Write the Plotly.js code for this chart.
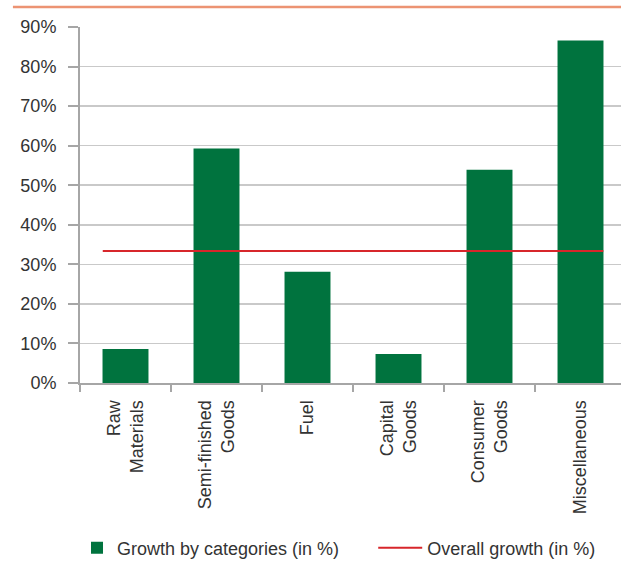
<!DOCTYPE html>
<html>
<head>
<meta charset="utf-8">
<script src="https://cdn.plot.ly/plotly-3.0.0.min.js"></script>
<style>html,body{margin:0;padding:0;background:#fff;}#chart{width:621px;height:567px;}</style>
</head>
<body>
<div id="chart"></div>
<script>
const categories = ["Raw<br>Materials", "Semi-finished<br>Goods", "Fuel", "Capital<br>Goods", "Consumer<br>Goods", "Miscellaneous"];
const growthByCategory = [8.6, 59.3, 28.1, 7.3, 53.9, 86.6];
const overallGrowth = 33.4;
const yTickVals = [0, 10, 20, 30, 40, 50, 60, 70, 80, 90];

const FONT = "'Liberation Sans', Arial, sans-serif";
const TXT = "#333333";
const AX = "#a6a6a6";
const FS = 18;

const n = categories.length;
const lineX = [-0.25, n - 0.75];

const traces = [
  {
    type: "bar",
    name: "Growth by categories (in %)",
    x: categories,
    y: growthByCategory,
    width: 0.505,
    marker: {color: "#00733e"},
    legend: "legend",
    hoverinfo: "y"
  },
  {
    type: "scatter",
    mode: "lines",
    name: "Overall growth (in %)",
    x: lineX,
    y: lineX.map(() => overallGrowth),
    xaxis: "x2",
    legend: "legend2",
    line: {color: "#d7262b", width: 2}
  }
];

const xr = [-0.5, n - 0.555];

const legendBase = {
  orientation: "h",
  xref: "container", yref: "container",
  xanchor: "left",
  y: 0.0335, yanchor: "middle",
  bgcolor: "rgba(0,0,0,0)",
  font: {family: FONT, size: FS, color: TXT}
};

const layout = {
  width: 621,
  height: 567,
  margin: {l: 80, r: 0, t: 27, b: 184},
  paper_bgcolor: "#ffffff",
  plot_bgcolor: "#ffffff",
  font: {family: FONT, size: FS, color: TXT},
  showlegend: true,
  legend: Object.assign({}, legendBase, {x: 0.124, itemwidth: 30}),
  legend2: Object.assign({}, legendBase, {x: 0.601, itemwidth: 44}),
  xaxis: {
    type: "category",
    range: xr,
    automargin: false,
    tickson: "boundaries",
    ticks: "outside",
    ticklen: 7,
    tickwidth: 2,
    tickcolor: AX,
    showline: true,
    linecolor: AX,
    linewidth: 2,
    showgrid: false,
    tickangle: -90,
    ticklabelstandoff: 8,
    tickfont: {family: FONT, size: FS, color: TXT},
    fixedrange: true
  },
  xaxis2: {
    overlaying: "x",
    range: xr,
    visible: false,
    fixedrange: true
  },
  yaxis: {
    range: [0, 90],
    automargin: false,
    tickvals: yTickVals,
    ticktext: yTickVals.map(v => v + "%"),
    ticks: "outside",
    ticklen: 10,
    tickwidth: 2,
    tickcolor: AX,
    showline: true,
    linecolor: AX,
    linewidth: 2,
    showgrid: true,
    gridcolor: "#c9c9c9",
    gridwidth: 1.5,
    zeroline: false,
    ticklabelstandoff: 8,
    tickfont: {family: FONT, size: FS, color: TXT},
    fixedrange: true
  },
  shapes: [
    {type: "line", xref: "paper", yref: "paper", x0: -0.124, x1: 1.0, y0: 1.056, y1: 1.056,
     line: {color: "#ec9373", width: 2.5}},
    {type: "line", xref: "paper", yref: "paper", x0: 0, x1: 0, y0: 0, y1: -0.022,
     line: {color: AX, width: 2}}
  ]
};

Plotly.newPlot("chart", traces, layout, {displayModeBar: false, staticPlot: true});
</script>
</body>
</html>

------------------------------

**Your task:** Output each line exactly; omit every picture.

**Full output:**
Write the Plotly.js code for this chart.
<!DOCTYPE html>
<html>
<head>
<meta charset="utf-8">
<script src="https://cdn.plot.ly/plotly-3.0.0.min.js"></script>
<style>html,body{margin:0;padding:0;background:#fff;}#chart{width:621px;height:567px;}</style>
</head>
<body>
<div id="chart"></div>
<script>
const categories = ["Raw<br>Materials", "Semi-finished<br>Goods", "Fuel", "Capital<br>Goods", "Consumer<br>Goods", "Miscellaneous"];
const growthByCategory = [8.6, 59.3, 28.1, 7.3, 53.9, 86.6];
const overallGrowth = 33.4;
const yTickVals = [0, 10, 20, 30, 40, 50, 60, 70, 80, 90];

const FONT = "'Liberation Sans', Arial, sans-serif";
const TXT = "#333333";
const AX = "#a6a6a6";
const FS = 18;

const n = categories.length;
const lineX = [-0.25, n - 0.75];

const traces = [
  {
    type: "bar",
    name: "Growth by categories (in %)",
    x: categories,
    y: growthByCategory,
    width: 0.505,
    marker: {color: "#00733e"},
    legend: "legend",
    hoverinfo: "y"
  },
  {
    type: "scatter",
    mode: "lines",
    name: "Overall growth (in %)",
    x: lineX,
    y: lineX.map(() => overallGrowth),
    xaxis: "x2",
    legend: "legend2",
    line: {color: "#d7262b", width: 2}
  }
];

const xr = [-0.5, n - 0.555];

const legendBase = {
  orientation: "h",
  xref: "container", yref: "container",
  xanchor: "left",
  y: 0.0335, yanchor: "middle",
  bgcolor: "rgba(0,0,0,0)",
  font: {family: FONT, size: FS, color: TXT}
};

const layout = {
  width: 621,
  height: 567,
  margin: {l: 80, r: 0, t: 27, b: 184},
  paper_bgcolor: "#ffffff",
  plot_bgcolor: "#ffffff",
  font: {family: FONT, size: FS, color: TXT},
  showlegend: true,
  legend: Object.assign({}, legendBase, {x: 0.124, itemwidth: 30}),
  legend2: Object.assign({}, legendBase, {x: 0.601, itemwidth: 44}),
  xaxis: {
    type: "category",
    range: xr,
    automargin: false,
    tickson: "boundaries",
    ticks: "outside",
    ticklen: 7,
    tickwidth: 2,
    tickcolor: AX,
    showline: true,
    linecolor: AX,
    linewidth: 2,
    showgrid: false,
    tickangle: -90,
    ticklabelstandoff: 8,
    tickfont: {family: FONT, size: FS, color: TXT},
    fixedrange: true
  },
  xaxis2: {
    overlaying: "x",
    range: xr,
    visible: false,
    fixedrange: true
  },
  yaxis: {
    range: [0, 90],
    automargin: false,
    tickvals: yTickVals,
    ticktext: yTickVals.map(v => v + "%"),
    ticks: "outside",
    ticklen: 10,
    tickwidth: 2,
    tickcolor: AX,
    showline: true,
    linecolor: AX,
    linewidth: 2,
    showgrid: true,
    gridcolor: "#c9c9c9",
    gridwidth: 1.5,
    zeroline: false,
    ticklabelstandoff: 8,
    tickfont: {family: FONT, size: FS, color: TXT},
    fixedrange: true
  },
  shapes: [
    {type: "line", xref: "paper", yref: "paper", x0: -0.124, x1: 1.0, y0: 1.056, y1: 1.056,
     line: {color: "#ec9373", width: 2.5}},
    {type: "line", xref: "paper", yref: "paper", x0: 0, x1: 0, y0: 0, y1: -0.022,
     line: {color: AX, width: 2}}
  ]
};

Plotly.newPlot("chart", traces, layout, {displayModeBar: false, staticPlot: true});
</script>
</body>
</html>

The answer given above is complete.